Monitoring and Administration

PgBouncer exposes a pseudo-database named pgbouncer that allows administrators to monitor the pooler's status, statistics, and connections in real-time. You connect to the PgBouncer listener port (e.g., 6432) using one of the defined admin_users.

psql -p 6432 -U admin_user pgbouncer

Key administrative commands:

Command Description Usage Note
SHOW STATS; Displays connection statistics (requests, bytes, total duration). Useful for performance analysis.
SHOW POOLS; Shows the state of pools for all configured databases. Monitor cl_active, sv_active, sv_idle.
SHOW CLIENTS; Lists all client connections connected to PgBouncer.
RELOAD; Attempts to reload configuration without interrupting connections.
PAUSE; Stops accepting new queries, waits for current transactions to finish.

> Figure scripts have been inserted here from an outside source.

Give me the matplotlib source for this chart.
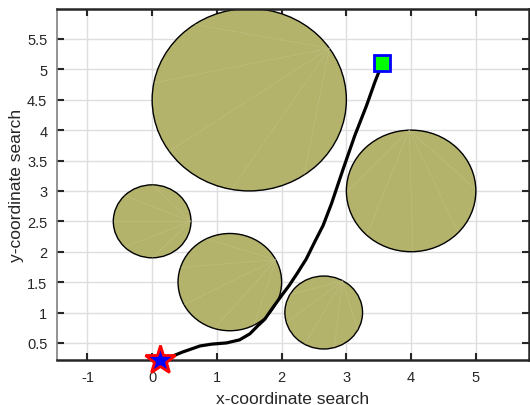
import numpy as np
import matplotlib
matplotlib.use("Agg")
import matplotlib.pyplot as plt
from matplotlib.patches import Circle

plt.rcParams['font.family'] = ['Liberation Sans', 'DejaVu Sans']
plt.rcParams['axes.unicode_minus'] = False

# Obstacles: centres and radii
obs_x = [1.5, 4.0, 0.0, 1.2, 2.65]
obs_y = [4.5, 3.0, 2.5, 1.5, 1.0]
obs_r = [1.5, 1.0, 0.6, 0.8, 0.6]

# Planned path waypoints
path_x = [0.12, 0.24, 0.47, 0.74, 0.92, 1.15, 1.35, 1.51, 1.63, 1.74, 1.87,
          2.00, 2.12, 2.25, 2.38, 2.51, 2.64, 2.77, 2.95, 3.13, 3.31, 3.44,
          3.51, 3.55]
path_y = [0.22, 0.25, 0.35, 0.45, 0.48, 0.50, 0.55, 0.65, 0.78, 0.89, 1.09,
          1.28, 1.45, 1.66, 1.88, 2.16, 2.43, 2.79, 3.36, 3.91, 4.40, 4.79,
          4.98, 5.10]

start = (0.12, 0.22)
goal = (3.55, 5.10)

x_ticks = [-1, 0, 1, 2, 3, 4, 5]
y_ticks = [0.5, 1, 1.5, 2, 2.5, 3, 3.5, 4, 4.5, 5, 5.5]
y_ticklabels = ['0.5', '1', '1.5', '2', '2.5', '3', '3.5', '4', '4.5', '5', '5.5']

fig = plt.figure(figsize=(5.3, 4.06), dpi=100)
ax = fig.add_axes([0.1075, 0.111, 0.8905, 0.864])

fill = '#b4b36c'
for cx, cy, r in zip(obs_x, obs_y, obs_r):
    ax.add_patch(Circle((cx, cy), r, facecolor=fill, edgecolor='black',
                        linewidth=1.0, zorder=2))
    # faint facet seams of the filled polygon
    th = np.linspace(0, 2 * np.pi, 9)[:-1] + 0.4 * cx
    apex = (cx + r * np.cos(th[0]), cy + r * np.sin(th[0]))
    for t in th[2:-1]:
        ax.plot([apex[0], cx + r * np.cos(t)], [apex[1], cy + r * np.sin(t)],
                color='#d6d4a6', lw=0.4, alpha=0.5, ls=(0, (4, 1.5)),
                zorder=2.5)

ax.plot(path_x, path_y, color='black', lw=2.3, zorder=3,
        solid_capstyle='round', solid_joinstyle='round')

ax.plot(*start, marker='*', markersize=22, markerfacecolor='blue',
        markeredgecolor='red', markeredgewidth=2, zorder=5, clip_on=False)
ax.plot(*goal, marker='s', markersize=11, markerfacecolor='#00ff00',
        markeredgecolor='blue', markeredgewidth=2, zorder=5, clip_on=False)

ax.set_xlim(-1.47, 5.82)
ax.set_ylim(0.22, 5.99)
ax.set_xticks(x_ticks)
ax.set_yticks(y_ticks)
ax.set_yticklabels(y_ticklabels)
ax.grid(True, color='#dedede', linewidth=1.0, zorder=0)
ax.set_axisbelow(True)

ax.tick_params(direction='in', length=5, width=1.5, top=True, right=True,
               labelsize=10.5, labelcolor='#262626', color='#262626', pad=7)
for side in ['top', 'bottom', 'right']:
    ax.spines[side].set_color('#262626')
    ax.spines[side].set_linewidth(1.8)
ax.spines['left'].set_color('#808080')
ax.spines['left'].set_linewidth(1.2)

ax.set_xlabel('x-coordinate search', fontsize=12.5, color='#262626', labelpad=5)
ax.set_ylabel('y-coordinate search', fontsize=12.5, color='#262626', labelpad=2)

fig.savefig('out.png', dpi=100)
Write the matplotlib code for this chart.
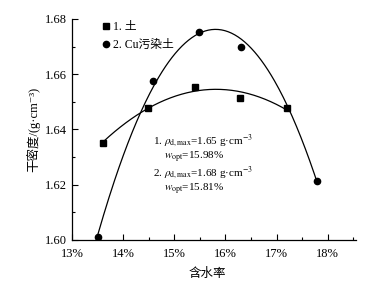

Used before maintenance or upgrading PgBouncer.

Scaling Tips

  1. Placement: Install PgBouncer on the same server as your application or on a dedicated, highly network-optimized machine to minimize latency between the application and the pooler.
  2. Pool Sizing: The default_pool_size should be set to a reasonable number (often 10-50), which is typically much lower than the number of connections allowed on the PostgreSQL server itself. Excessive pool size defeats the purpose of pooling.
  3. Client Limits: Use max_client_conn to prevent connection storms from overwhelming PgBouncer itself. This acts as a robust front-end throttle.

Conclusion

Implementing PgBouncer connection pooling is arguably the single most impactful step for improving PostgreSQL scalability in high-concurrency environments. By centralizing connection management and utilizing efficient pooling modes, applications can dramatically reduce connection overhead, maintain stable memory usage on the database server, and achieve higher request throughput without compromising the reliability of PostgreSQL.